– Проветривать надо, Ференц. Веди нас. Мадьяр бросился к какой-то двери, приоткрыл, что-то рявкнул на своем, захлопнул дверь. Объяснил:
– Я велел прислуге не выходить. Они вас не увидят.
– Веди, – повторил Жерар.
Мы прошли несколько комнат – не то чтобы совсем уж роскошных, но и не бедных. В шкафах было много красивой посуды и безделушек цветного стекла и фарфора, везде чисто и прибрано, а несколько картин, висевших по стенам, принадлежали кисти хороших художников.
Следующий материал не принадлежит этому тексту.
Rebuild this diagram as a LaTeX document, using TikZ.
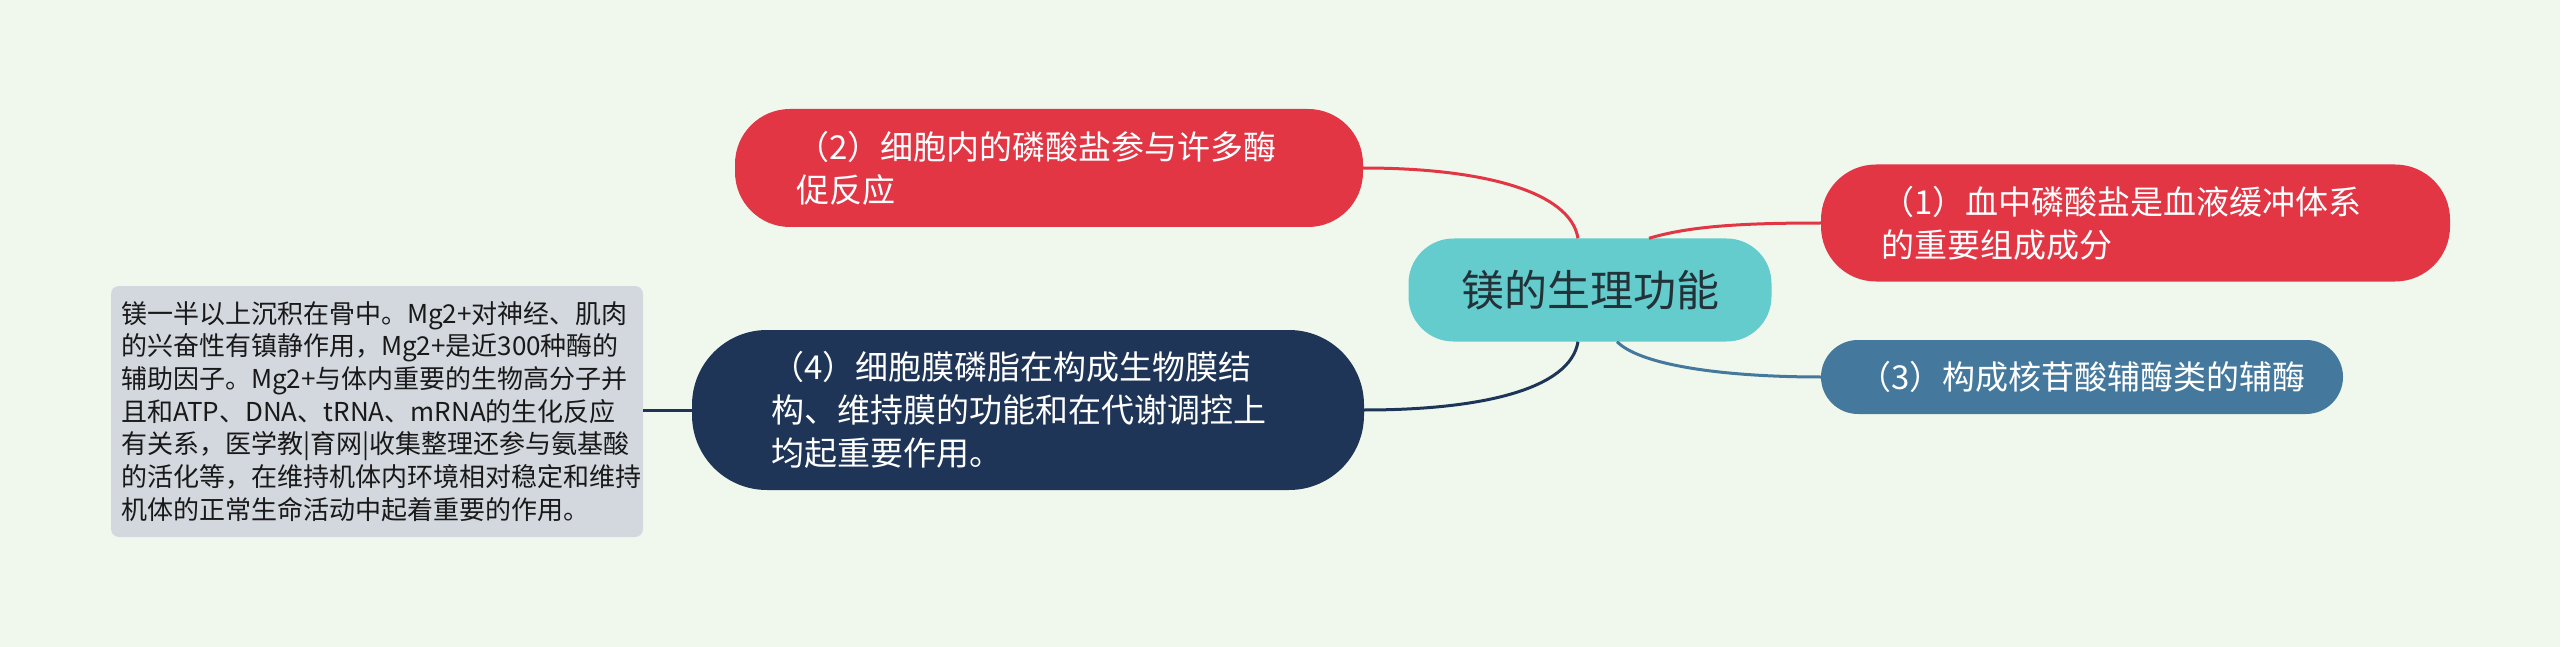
\documentclass[tikz,border=0pt]{standalone}
\usepackage{fontspec}
\setmainfont{Noto Sans CJK SC}
\usetikzlibrary{calc}
\definecolor{bgc}{HTML}{F0F8EE}
\definecolor{redc}{HTML}{E23645}
\definecolor{navyc}{HTML}{1E3557}
\definecolor{tealc}{HTML}{64CCCC}
\definecolor{bluec}{HTML}{44799D}
\definecolor{grayc}{HTML}{D3D8DF}
\definecolor{darkt}{HTML}{233238}
\begin{document}
\begin{tikzpicture}[x=1pt,y=-1pt,
  branch/.style={inner ysep=0pt, align=left, text=white, font=\fontsize{33}{43}\selectfont},
  conn/.style={line width=3pt}]
\fill[bgc] (0,0) rectangle (2560,647);
% center
\node[fill=tealc, rounded corners=45pt, minimum width=363pt, minimum height=103pt, text=darkt,
      font=\fontsize{43}{50}\selectfont, inner sep=0pt] (ctr) at (1590,290) {镁的生理功能};
% branches
\node[branch, fill=redc, rounded corners=55pt, minimum height=118pt, inner xsep=61pt, text width=506pt]
  (n2) at (1049,168) {（2）细胞内的磷酸盐参与许多酶\\促反应};
\node[branch, fill=navyc, rounded corners=75pt, minimum height=160pt, inner xsep=79pt, text width=514pt]
  (n4) at (1028,410) {（4）细胞膜磷脂在构成生物膜结\\构、维持膜的功能和在代谢调控上\\均起重要作用。};
\node[branch, fill=redc, rounded corners=55pt, minimum height=117pt, inner xsep=60pt, text width=509pt]
  (n1) at (2135.5,223) {（1）血中磷酸盐是血液缓冲体系\\的重要组成成分};
\node[branch, fill=bluec, rounded corners=37pt, minimum height=74pt, minimum width=522pt, inner xsep=0pt, align=center]
  (n3) at (2082,377) {（3）构成核苷酸辅酶类的辅酶};
% detail box
\node[fill=grayc, rounded corners=8pt, minimum height=251pt, inner xsep=10pt, inner ysep=0pt, text width=512pt,
      align=left, text=black!90, font=\fontsize{26}{32.7}\selectfont]
  (g) at (377,411.5) {镁一半以上沉积在骨中。Mg2+对神经、肌肉\\的兴奋性有镇静作用，Mg2+是近300种酶的\\辅助因子。Mg2+与体内重要的生物高分子并\\且和ATP、DNA、tRNA、mRNA的生化反应\\有关系，医学教|育网|收集整理还参与氨基酸\\的活化等，在维持机体内环境相对稳定和维持\\机体的正常生命活动中起着重要的作用。};
% connectors
\draw[conn, redc] ([xshift=-12pt]ctr.north) .. controls ($([xshift=-12pt]ctr.north)+(-8,-48)$) and ($(n2.east)+(116,0)$) .. (n2.east);
\draw[conn, navyc] ([xshift=-12pt]ctr.south) .. controls ($([xshift=-12pt]ctr.south)+(-8,48)$) and ($(n4.east)+(116,0)$) .. (n4.east);
\draw[conn, redc] ([xshift=59pt]ctr.north) .. controls ($([xshift=59pt]ctr.north)+(40,-12)$) and ($(n1.west)+(-80,0)$) .. (n1.west);
\draw[conn, bluec] ([xshift=27pt]ctr.south) .. controls ($([xshift=27pt]ctr.south)+(25,25)$) and ($(n3.west)+(-90,0)$) .. (n3.west);
\draw[conn, navyc] (n4.west) -- (n4.west -| g.east);
\end{tikzpicture}
\end{document}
Особенно удачна была темпера, изображавшая исход Искупителя из Рима, – устало бредущий в сгущавшейся тьме человек ничем не напоминал Пасынка Божьего, но почему-то сразу становилось ясно, что это именно он.
– Здесь, ваше преосвященство...
Первым вошел Жерар, потом мадьяр Ференц, потом мы с Антуаном. В небольшой спальне с глухо зашторенными окнами воздух был совсем уж тяжел да вдобавок еще и провонял крепким табаком. На высокой, как любят жители Паннонии, кровати лежал молодой мужчина с нездоровым измученным лицом. Рядом сидела на стуле пожилая женщина. Неужто мать? Тогда горе изрядно ее состарило...
При нашем появлении больной попытался приподняться, женщина вскрикнула и вскочила, роняя из рук вязание.
– Мир этому дому, – сказал Жерар, сбрасывая плащ на руки Ференцу. – Как тебя звать, юноша?
– Петер...
– Лежи и не вставай, Петер.
Он сел на стул, положил руку на грудь больному. Покачал головой. Спросил:
– Как долго овладел тобой недуг?
– Полгода.
– Я попробую тебе помочь, Петер. Если будет на то воля Искупителя, болезнь покинет тебя... – Жерар задумчиво взял с тумбочки у изголовья больного кисет, глиняную трубку. Бросил обратно, сказал:
– А вот это – забудь.
Петер не понял.
– Если ты исцелишься, – терпеливо объяснил Жерар, – то навсегда забудешь о табаке. Ты знаешь, что Церковь осуждает привычку курить табак?
– Да, ваше преосвященство...
– Ну так и не кури, – сказал Жерар. – Лучше вина выпить, чем за трубкой тянуться. Ты обещаешь?
В глазах Петера вспыхнула безумная надежда, он часто закивал. Его мать вдруг схватила трубку и кисет, швырнула на пол, принялась топтать.
Но Жерар уже не обращал на это внимания. Он простер руки над Петером, прикрыл глаза, что-то зашептал.
Мне стало не по себе. Шарлатанство? Прославленный епископ – обычный обманщик, каких немало развелось в Державе?
Или он искренне заблуждается, переоценивает свои силы?
Не понимает, какие чудеса дано совершать человеку, а какие – нет?
Петер застонал, затрясся.
– Тихо! – громко сказал Жерар. – Лежи тихо, брат мой.
Не шевелись или ты убьешь себя!
Его руки сдернули с Петера одеяло, легли на голую грудь, заскользили будто нащупывая что-то. Насколько позволял полумрак спальни, я увидел, что лицо Жерара покрылось каплями пота.